There are two recent pieces of news that exemplify the need for divestment on a structural level.
First–as I wrote before–Exxon announced that they were planning to disclose their carbon asset risk. But it remained to be seen whether or not Exxon would say that climate change posed a threat to their business. Well–lo and behold–they announced that climate legislation will probably not affect fossil fuel sales (and therefore profits). Unfortunately, that’s not surprising news. It means that Exxon is banking on the fact that political systems will fail to address (in any meaningful way) the greatest crisis that humanity has ever known. As representatives from As You Sow pointed out, Exxon is putting investors at risk by not even acknowledging the possibility of a “low carbon” economy.
Second, have you heard of the recent McCutcheon Supreme Court ruling? As HuffPo eloquently puts it: “McCutcheon v. FEC: Supreme Court Strikes Down Overall Limits On Campaign Contributions.” This was a victory for big money, giving credence to a twisted logic that dollars can speak louder than words. The Nation reported: “the justices who make up the court’s activist majority have opted for full-on plutocracy.”

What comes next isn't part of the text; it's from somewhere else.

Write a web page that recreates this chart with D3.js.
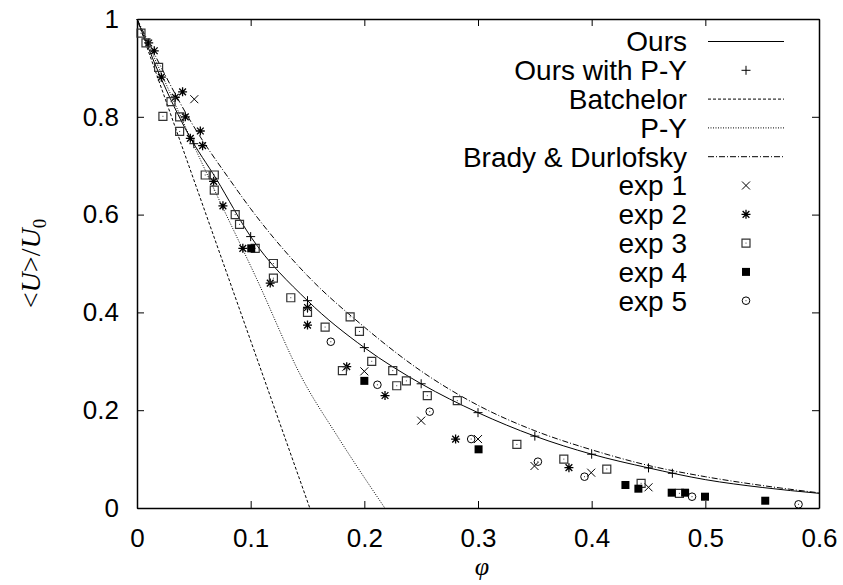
<!DOCTYPE html>
<html>
<head>
<meta charset="utf-8">
<script src="https://cdn.jsdelivr.net/npm/d3@7"></script>
<style>
  body { margin: 0; background: #fff; }
  text { font-family: "Liberation Sans", Arial, Helvetica, sans-serif; fill: #000; }
</style>
</head>
<body>
<div id="chart"></div>
<script>
// tick values
const xTicks = [0, 0.1, 0.2, 0.3, 0.4, 0.5, 0.6];
const yTicks = [0, 0.2, 0.4, 0.6, 0.8, 1];

// model curves, [phi, U/U0]
const ours = [[0, 1], [0.02, 0.885], [0.045, 0.765], [0.07, 0.672], [0.1, 0.555], [0.15, 0.424],
  [0.2, 0.328], [0.25, 0.254], [0.3, 0.195], [0.35, 0.147], [0.4, 0.11], [0.45, 0.082],
  [0.5, 0.058], [0.55, 0.042], [0.6, 0.03]];
const oursPY = [[0.05, 0.745], [0.1, 0.555], [0.15, 0.424], [0.2, 0.328], [0.25, 0.254],
  [0.3, 0.195], [0.35, 0.147], [0.4, 0.11], [0.45, 0.082], [0.471, 0.071]];
const batchelor = [[0, 1], [0.152, 0]];
const py = [[0, 1], [0.064, 0.671], [0.105, 0.47], [0.146, 0.262], [0.176, 0.148], [0.218, 0]];
const brady = [[0, 1], [0.05, 0.78], [0.0817, 0.671], [0.1, 0.612], [0.15, 0.475], [0.2, 0.37],
  [0.25, 0.28], [0.3, 0.21], [0.35, 0.158], [0.4, 0.119], [0.45, 0.087], [0.5, 0.064],
  [0.55, 0.046], [0.6, 0.031]];

// experiments
const exp1 = [[0.0504, 0.836], [0.2, 0.2795], [0.25, 0.1786], [0.3, 0.141], [0.3497, 0.0859],
  [0.3996, 0.0722], [0.45, 0.0423]];
const exp2 = [[0.0103, 0.951], [0.0152, 0.935], [0.0214, 0.881], [0.0337, 0.84], [0.0401, 0.851],
  [0.0425, 0.8], [0.0469, 0.756], [0.0557, 0.771], [0.0577, 0.741], [0.0674, 0.668],
  [0.0756, 0.618], [0.0931, 0.531], [0.1172, 0.46], [0.15, 0.41], [0.15, 0.374],
  [0.1845, 0.289], [0.2182, 0.23], [0.2803, 0.141], [0.38, 0.0825]];
const exp3 = [[0.0035, 0.971], [0.0079, 0.951], [0.019, 0.901], [0.0299, 0.831], [0.0228, 0.801],
  [0.0375, 0.8], [0.0375, 0.77], [0.06, 0.681], [0.068, 0.681], [0.068, 0.65], [0.0864, 0.6],
  [0.0902, 0.58], [0.104, 0.531], [0.12, 0.5], [0.12, 0.47], [0.1353, 0.43], [0.15, 0.4],
  [0.1655, 0.37], [0.1875, 0.391], [0.1957, 0.361], [0.1807, 0.281], [0.2065, 0.3],
  [0.225, 0.281], [0.2285, 0.25], [0.237, 0.26], [0.2554, 0.2297], [0.2818, 0.2195],
  [0.3342, 0.13], [0.3755, 0.1], [0.4133, 0.0797], [0.4435, 0.0505], [0.4772, 0.03]];
const exp4 = [[0.1005, 0.531], [0.2, 0.26], [0.3005, 0.12], [0.4297, 0.047], [0.4411, 0.0395],
  [0.4704, 0.0313], [0.4822, 0.0313], [0.4997, 0.0231], [0.5527, 0.0149]];
const exp5 = [[0.1705, 0.34], [0.2115, 0.252], [0.2575, 0.197], [0.294, 0.141], [0.3527, 0.0947],
  [0.3937, 0.064], [0.4883, 0.0231], [0.582, 0.0075]];

const legendNames = ["Ours", "Ours with P-Y", "Batchelor", "P-Y", "Brady & Durlofsky",
  "exp 1", "exp 2", "exp 3", "exp 4", "exp 5"];

function drawChart() {
  const width = 843, height = 585;
  const margin = { top: 19, right: 24, bottom: 77, left: 137 };

  const svg = d3.select("#chart").append("svg")
    .attr("width", width)
    .attr("height", height);

  const x = d3.scaleLinear().domain([0, 0.6]).range([margin.left, width - margin.right]);
  const y = d3.scaleLinear().domain([0, 1]).range([height - margin.bottom, margin.top]);

  // axes, ticks point inward like gnuplot
  const fmt = d => d === 0 ? "0" : d3.format("")(d);
  const gx = svg.append("g")
    .attr("transform", `translate(0,${y(0)})`)
    .call(d3.axisBottom(x).tickValues(xTicks).tickFormat(fmt).tickSizeInner(-7).tickSizeOuter(0).tickPadding(21));
  const gy = svg.append("g")
    .attr("transform", `translate(${x(0)},0)`)
    .call(d3.axisLeft(y).tickValues(yTicks).tickFormat(fmt).tickSizeInner(-7).tickSizeOuter(0).tickPadding(18));
  svg.append("g")
    .attr("transform", `translate(0,${y(1)})`)
    .call(d3.axisTop(x).tickValues(xTicks).tickFormat("").tickSizeInner(-7).tickSizeOuter(0));
  svg.append("g")
    .attr("transform", `translate(${x(0.6)},0)`)
    .call(d3.axisRight(y).tickValues(yTicks).tickFormat("").tickSizeInner(-7).tickSizeOuter(0));

  svg.selectAll(".domain").attr("stroke", "#000").attr("stroke-width", 1.5);
  svg.selectAll(".tick line").attr("stroke", "#000").attr("stroke-width", 1);
  gx.selectAll("text").attr("font-size", 26).attr("font-family", "Liberation Sans, Arial, sans-serif");
  gy.selectAll("text").attr("font-size", 26).attr("font-family", "Liberation Sans, Arial, sans-serif");

  // axis titles
  svg.append("text")
    .attr("x", (x(0) + x(0.6)) / 2 + 4)
    .attr("y", 575)
    .attr("text-anchor", "middle")
    .style("font-family", "'Liberation Serif', 'DejaVu Serif', serif")
    .style("font-style", "italic")
    .attr("font-size", 26)
    .text("φ");

  const yt = svg.append("text")
    .attr("transform", `translate(40,${(y(0) + y(1)) / 2}) rotate(-90)`)
    .attr("text-anchor", "middle")
    .style("font-family", "'Liberation Serif', 'DejaVu Serif', serif")
    .attr("font-size", 28);
  yt.append("tspan").text("<");
  yt.append("tspan").style("font-style", "italic").text("U");
  yt.append("tspan").text(">/");
  yt.append("tspan").style("font-style", "italic").text("U");
  yt.append("tspan").attr("font-size", 19).attr("dy", 6).text("0");

  // curves
  const line = d3.line().x(d => x(d[0])).y(d => y(d[1])).curve(d3.curveMonotoneX);
  const curves = [
    { data: ours, dash: null },
    { data: batchelor, dash: "3,2" },
    { data: py, dash: "1,1.5" },
    { data: brady, dash: "6,2,1,2" }
  ];
  const plot = svg.append("g");
  plot.selectAll(".curve")
    .data(curves)
    .enter()
    .append("path")
    .attr("class", "curve")
    .attr("d", d => line(d.data))
    .attr("fill", "none")
    .attr("stroke", "#000")
    .attr("stroke-width", 1)
    .attr("stroke-dasharray", d => d.dash);

  // marker shapes (gnuplot point types)
  const marker = {
    plus: s => `M${-s},0H${s}M0,${-s}V${s}`,
    cross: s => `M${-s},${-s}L${s},${s}M${-s},${s}L${s},${-s}`,
    star: s => `M${-s},0H${s}M0,${-s}V${s}M${-s * 0.75},${-s * 0.75}L${s * 0.75},${s * 0.75}M${-s * 0.75},${s * 0.75}L${s * 0.75},${-s * 0.75}`,
    box: s => `M${-s},${-s}H${s}V${s}H${-s}Z`,
    circle: s => `M${-s},0A${s},${s} 0 1,0 ${s},0A${s},${s} 0 1,0 ${-s},0`
  };

  function drawPoints(g, data, type) {
    const sel = g.selectAll(null).data(data).enter().append("g")
      .attr("transform", d => `translate(${x(d[0])},${y(d[1])})`);
    if (type === "plus") {
      sel.append("path").attr("d", marker.plus(4.5)).attr("stroke", "#000").attr("fill", "none");
    } else if (type === "cross") {
      sel.append("path").attr("d", marker.cross(4)).attr("stroke", "#000").attr("fill", "none");
    } else if (type === "star") {
      sel.append("path").attr("d", marker.star(4.5)).attr("stroke", "#000").attr("stroke-width", 1.3).attr("fill", "none");
    } else if (type === "boxdot") {
      sel.append("path").attr("d", marker.box(4)).attr("stroke", "#333").attr("stroke-width", 1.2).attr("fill", "none");
      sel.append("rect").attr("x", -0.5).attr("y", -0.5).attr("width", 1).attr("height", 1).attr("fill", "#444");
    } else if (type === "fillbox") {
      sel.append("path").attr("d", marker.box(4)).attr("fill", "#000");
    } else if (type === "circledot") {
      sel.append("path").attr("d", marker.circle(3.8)).attr("stroke", "#000").attr("fill", "none");
      sel.append("rect").attr("x", -0.5).attr("y", -0.5).attr("width", 1).attr("height", 1).attr("fill", "#333");
    }
    return sel;
  }

  drawPoints(plot, oursPY, "plus");
  drawPoints(plot, exp1, "cross");
  drawPoints(plot, exp2, "star");
  drawPoints(plot, exp3, "boxdot");
  drawPoints(plot, exp4, "fillbox");
  drawPoints(plot, exp5, "circledot");

  // legend
  const legendTypes = ["solid", "plus", "3,2", "1,1.5", "6,2,1,2", "cross", "star", "boxdot", "fillbox", "circledot"];
  const lx = 687, ly0 = 41.5, lstep = 28.8;
  const legend = svg.append("g");
  legendNames.forEach((name, i) => {
    const ly = ly0 + i * lstep;
    legend.append("text")
      .attr("x", lx)
      .attr("y", ly)
      .attr("dy", "0.35em")
      .attr("text-anchor", "end")
      .attr("font-size", 28)
      .text(name);
    const t = legendTypes[i];
    if (t === "solid" || t.includes(",")) {
      legend.append("line")
        .attr("x1", 708).attr("x2", 784)
        .attr("y1", ly).attr("y2", ly)
        .attr("stroke", "#000")
        .attr("stroke-width", 1)
        .attr("stroke-dasharray", t === "solid" ? null : t);
    } else {
      const g = legend.append("g").attr("transform", `translate(${746 - x(0)},${ly - y(0)})`);
      drawPoints(g, [[0, 0]], t);
    }
  });
}

drawChart();
</script>
</body>
</html>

My point here is that these two recent events have strengthened the need for fossil fuel divestment. Companies won’t change because they don’t think that governments will enact meaningful legislation that will curb carbon use. And the political system is increasingly clogged by special interests, getting further and further away from the possibility of a price on carbon.
We divest to stigmatize the fossil fuel companies and their anti-social behavior. We divest to build the most inclusive powerful movement in history than can take back our political system and fight for our futures.